--- Begin ---

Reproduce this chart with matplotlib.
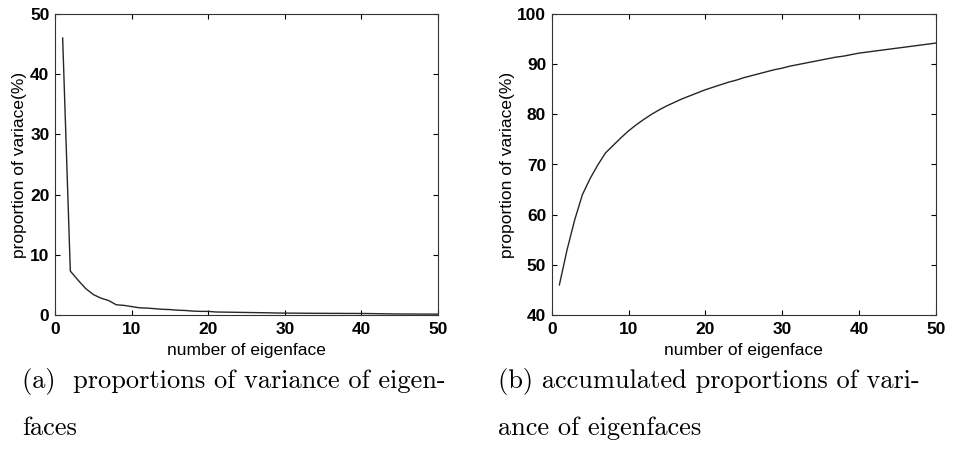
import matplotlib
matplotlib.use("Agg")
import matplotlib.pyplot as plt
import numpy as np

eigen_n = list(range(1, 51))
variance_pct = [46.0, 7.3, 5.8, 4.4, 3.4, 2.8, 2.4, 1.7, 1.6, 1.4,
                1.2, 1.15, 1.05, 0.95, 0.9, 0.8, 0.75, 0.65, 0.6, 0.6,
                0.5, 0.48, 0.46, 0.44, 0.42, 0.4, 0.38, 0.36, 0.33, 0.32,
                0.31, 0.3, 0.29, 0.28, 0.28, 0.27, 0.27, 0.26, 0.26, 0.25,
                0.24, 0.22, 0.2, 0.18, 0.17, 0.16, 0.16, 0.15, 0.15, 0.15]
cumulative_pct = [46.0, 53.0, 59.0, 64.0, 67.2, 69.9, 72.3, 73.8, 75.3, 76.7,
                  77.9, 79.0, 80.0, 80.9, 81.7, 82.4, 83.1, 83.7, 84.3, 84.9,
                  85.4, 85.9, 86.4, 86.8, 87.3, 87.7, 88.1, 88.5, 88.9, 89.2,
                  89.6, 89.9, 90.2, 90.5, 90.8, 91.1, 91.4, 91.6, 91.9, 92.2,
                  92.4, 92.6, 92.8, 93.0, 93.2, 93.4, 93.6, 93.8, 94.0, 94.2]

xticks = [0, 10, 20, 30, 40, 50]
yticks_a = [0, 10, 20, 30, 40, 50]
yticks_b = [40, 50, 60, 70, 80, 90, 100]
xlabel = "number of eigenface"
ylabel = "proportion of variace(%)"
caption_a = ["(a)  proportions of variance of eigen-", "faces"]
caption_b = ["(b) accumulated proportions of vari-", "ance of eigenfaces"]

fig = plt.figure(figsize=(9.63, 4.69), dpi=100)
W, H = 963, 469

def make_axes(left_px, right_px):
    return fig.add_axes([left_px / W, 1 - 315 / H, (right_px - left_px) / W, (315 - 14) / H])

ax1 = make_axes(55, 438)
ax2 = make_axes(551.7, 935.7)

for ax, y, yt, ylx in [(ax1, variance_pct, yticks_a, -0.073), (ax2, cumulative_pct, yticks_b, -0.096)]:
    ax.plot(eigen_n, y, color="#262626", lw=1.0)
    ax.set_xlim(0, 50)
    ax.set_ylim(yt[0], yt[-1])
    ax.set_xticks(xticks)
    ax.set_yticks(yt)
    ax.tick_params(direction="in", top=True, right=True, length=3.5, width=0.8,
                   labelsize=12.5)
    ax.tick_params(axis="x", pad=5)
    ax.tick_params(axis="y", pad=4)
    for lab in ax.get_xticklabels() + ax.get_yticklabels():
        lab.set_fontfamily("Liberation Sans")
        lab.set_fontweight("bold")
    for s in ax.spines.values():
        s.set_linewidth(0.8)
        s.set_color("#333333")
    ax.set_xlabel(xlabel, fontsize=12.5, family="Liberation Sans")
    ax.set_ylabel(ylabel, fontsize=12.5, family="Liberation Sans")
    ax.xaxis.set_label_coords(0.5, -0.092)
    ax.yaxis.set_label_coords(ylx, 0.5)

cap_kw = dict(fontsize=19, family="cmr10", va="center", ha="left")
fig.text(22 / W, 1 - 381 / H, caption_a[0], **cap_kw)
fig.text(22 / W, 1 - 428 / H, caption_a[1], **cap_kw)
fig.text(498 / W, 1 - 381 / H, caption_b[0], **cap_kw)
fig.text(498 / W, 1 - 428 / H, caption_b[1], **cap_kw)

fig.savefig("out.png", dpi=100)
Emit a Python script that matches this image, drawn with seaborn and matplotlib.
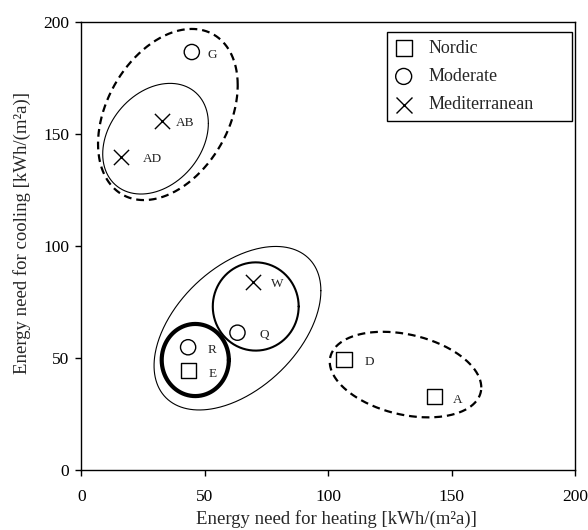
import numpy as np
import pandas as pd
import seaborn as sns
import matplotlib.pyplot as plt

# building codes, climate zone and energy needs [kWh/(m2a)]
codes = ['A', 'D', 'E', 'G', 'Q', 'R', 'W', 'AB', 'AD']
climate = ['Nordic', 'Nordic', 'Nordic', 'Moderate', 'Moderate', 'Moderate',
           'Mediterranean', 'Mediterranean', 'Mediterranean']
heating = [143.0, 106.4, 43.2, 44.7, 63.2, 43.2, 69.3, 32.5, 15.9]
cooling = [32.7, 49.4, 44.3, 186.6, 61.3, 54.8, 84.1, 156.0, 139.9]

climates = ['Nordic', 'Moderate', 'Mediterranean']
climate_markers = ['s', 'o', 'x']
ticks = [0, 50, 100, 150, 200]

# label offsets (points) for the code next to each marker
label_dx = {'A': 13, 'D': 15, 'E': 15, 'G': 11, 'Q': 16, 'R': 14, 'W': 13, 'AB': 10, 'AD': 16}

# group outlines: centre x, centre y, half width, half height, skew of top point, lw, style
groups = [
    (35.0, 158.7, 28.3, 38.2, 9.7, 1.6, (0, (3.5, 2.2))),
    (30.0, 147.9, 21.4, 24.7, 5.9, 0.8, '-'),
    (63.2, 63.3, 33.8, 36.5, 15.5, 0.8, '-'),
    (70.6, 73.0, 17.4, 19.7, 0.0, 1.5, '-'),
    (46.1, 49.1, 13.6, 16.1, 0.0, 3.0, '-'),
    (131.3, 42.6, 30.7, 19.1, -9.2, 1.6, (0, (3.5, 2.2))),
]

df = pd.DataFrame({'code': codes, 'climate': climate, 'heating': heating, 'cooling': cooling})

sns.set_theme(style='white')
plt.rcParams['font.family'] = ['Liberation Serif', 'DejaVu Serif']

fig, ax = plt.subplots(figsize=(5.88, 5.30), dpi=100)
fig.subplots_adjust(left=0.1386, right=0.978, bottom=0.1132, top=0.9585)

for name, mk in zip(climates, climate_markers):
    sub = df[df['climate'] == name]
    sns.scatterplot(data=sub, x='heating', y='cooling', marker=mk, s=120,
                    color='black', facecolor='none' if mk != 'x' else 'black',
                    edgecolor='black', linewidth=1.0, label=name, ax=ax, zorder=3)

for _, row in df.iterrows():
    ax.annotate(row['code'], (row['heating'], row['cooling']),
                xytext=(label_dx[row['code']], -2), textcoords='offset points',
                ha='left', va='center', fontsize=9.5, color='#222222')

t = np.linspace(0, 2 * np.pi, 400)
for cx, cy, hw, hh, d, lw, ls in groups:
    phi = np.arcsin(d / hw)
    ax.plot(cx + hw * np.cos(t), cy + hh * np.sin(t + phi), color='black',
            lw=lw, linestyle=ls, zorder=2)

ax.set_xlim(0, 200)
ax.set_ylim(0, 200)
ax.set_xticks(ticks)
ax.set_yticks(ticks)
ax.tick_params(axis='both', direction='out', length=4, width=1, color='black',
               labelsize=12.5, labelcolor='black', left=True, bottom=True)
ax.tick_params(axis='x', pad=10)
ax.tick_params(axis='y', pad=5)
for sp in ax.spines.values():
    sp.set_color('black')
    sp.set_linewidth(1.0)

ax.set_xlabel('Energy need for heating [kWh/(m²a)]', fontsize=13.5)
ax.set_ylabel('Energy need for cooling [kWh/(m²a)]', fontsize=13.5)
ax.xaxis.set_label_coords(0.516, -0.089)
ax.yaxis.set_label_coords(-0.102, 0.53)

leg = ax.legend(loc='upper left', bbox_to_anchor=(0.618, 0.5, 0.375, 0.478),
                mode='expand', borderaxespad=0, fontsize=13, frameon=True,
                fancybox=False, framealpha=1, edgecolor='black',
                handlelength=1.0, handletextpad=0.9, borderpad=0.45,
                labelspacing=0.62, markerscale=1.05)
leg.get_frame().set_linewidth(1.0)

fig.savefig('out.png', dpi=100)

--- End ---

What this task involves:
Please quote exactly the run of lines that starts the entries and ends at the line containing "92.4, 92.6, 92.8, 93.0, 93.2, 93.4, 93.6, 93.8, 94.0, 94.2]", leaving out every picture.

Result of this task:
Reproduce this chart with matplotlib.
import matplotlib
matplotlib.use("Agg")
import matplotlib.pyplot as plt
import numpy as np

eigen_n = list(range(1, 51))
variance_pct = [46.0, 7.3, 5.8, 4.4, 3.4, 2.8, 2.4, 1.7, 1.6, 1.4,
                1.2, 1.15, 1.05, 0.95, 0.9, 0.8, 0.75, 0.65, 0.6, 0.6,
                0.5, 0.48, 0.46, 0.44, 0.42, 0.4, 0.38, 0.36, 0.33, 0.32,
                0.31, 0.3, 0.29, 0.28, 0.28, 0.27, 0.27, 0.26, 0.26, 0.25,
                0.24, 0.22, 0.2, 0.18, 0.17, 0.16, 0.16, 0.15, 0.15, 0.15]
cumulative_pct = [46.0, 53.0, 59.0, 64.0, 67.2, 69.9, 72.3, 73.8, 75.3, 76.7,
                  77.9, 79.0, 80.0, 80.9, 81.7, 82.4, 83.1, 83.7, 84.3, 84.9,
                  85.4, 85.9, 86.4, 86.8, 87.3, 87.7, 88.1, 88.5, 88.9, 89.2,
                  89.6, 89.9, 90.2, 90.5, 90.8, 91.1, 91.4, 91.6, 91.9, 92.2,
                  92.4, 92.6, 92.8, 93.0, 93.2, 93.4, 93.6, 93.8, 94.0, 94.2]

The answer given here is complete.